Una creencia errónea y muy diseminada es que las preferencias de comida son reflejos innatos del cuerpo, que hay una predisposición genética o evolutiva por ciertos sabores. Pero lo cierto es que el sistema del gusto evolucionó para funcionar en un ambiente distinto, de mucha menos abundancia. Estamos construidos para querer y desear todo aquello que tenga alto contenido calórico, porque antes había que caminar y luchar para conseguir la energía necesaria para vivir. No es que a tu hijo le encantan las galletitas, los postres, las papitas, el juguito, los panchitos, los fideítos… Es que como especie aún no nos enteramos de que para sobrevivir no necesitamos consumir todas las calorías posibles, que actualmente sobran. Es decir: hoy el tema está en el origen y calidad de esa energía.
Un recién nacido (y durante algunos meses) tiene preferencia natural por lo dulce, no detecta la sal y rechaza lo amargo y ácido. La leche materna es dulce. Así venimos seteados. Nuestra función como padres, entonces, es mostrarles a nuestros hijos qué comer y qué no. Todo se aprende del ejemplo, con la rutina, con la sorpresa y con la disciplina.

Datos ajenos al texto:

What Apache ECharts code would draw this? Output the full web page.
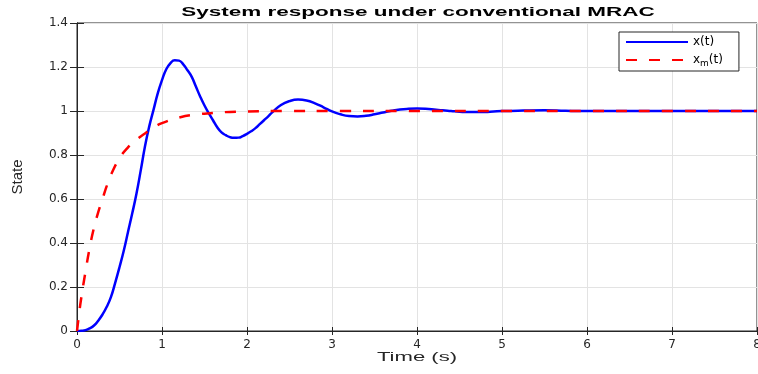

◗ Las expresiones. El tema de las caras es que las expresiones, a medida que crecemos, no decodifican el gusto ni las preferencias. Un niño puede fruncir los labios, tirar la cabeza había atrás y cerrar los ojos al probar un cítrico, pero a los tres segundos pedir más. La reacción es visceral, la preferencia no. Esta una de las claves para tener en cuenta. Esos tres segundos pueden pasar a ser horas, días o meses. Lo más probable es que si el alimento es bueno, la preferencia aparezca tarde o temprano. El tema está en no dejar de intentarlo. Solo existe un “daltonismo” gustativo genético: hay gente que no siente el amargo, en absoluto. Más allá de eso, todo el resto se aprende.
◗ Atención al comienzo. Lo que hacemos en los primeros meses de alimentación de un niño es crucial para las preferencias a futuro. Cuanta menos sal y menos azúcar le demos al principio del proceso, mejor, ya que ese efecto es duradero. Así de simple: si se lo doy, lo condiciono a que lo elija después. Lo mismo ante la aceptación de sabores nuevos, ahí hay que trabajar. Es importante no darles a los chicos todo el tiempo lo mismo, variar aunque sea un poco, una hierba distinta en la salsa, otra fruta en el puré, una especia en la papilla, etcétera… y hacerlo repetidas veces. Mostrar los alimentos sin tensión, con alegría, con seguridad: les estamos enseñando que la albahaca es segura, después vemos si es rica. Por eso hay que estar presentes, sin teléfono, conectar con ellos a la hora de comer. Tengamos en cuenta que un niño puede tardar entre cinco y 30 veces en aceptar un gusto desconocido, mientras que los adultos necesitamos entre nueve y 14. De ahí las muestras gratis en los supermercados. Creo que nadie en este mundo hubiera tomado algo con aspartamo si no lo hubiera probado varias veces antes, pasando la barrera de lo horrible a lo aceptable. Así, igualito, sucede con los niños y los vegetales.
◗ Sentidos. El tocar y oler la comida también suma y ayuda. Conviene comer delante de los niños con placer, sin ofrecerles, dejar que se les despierte su curiosidad. Que vean a otro amigo, primo o niño más grande comer algo, también sirve. No olvidemos que la “neofobia” se copia: si la madre o el padre no comen nada, el hijo no come nada. El pico más alto de no querer probar nada nuevo sucede en la primaria, pero a no bajar lo brazos, que en la adolescencia vuelve a cambiar. Y otro detalle importante: con la comida no se premia ni se castiga.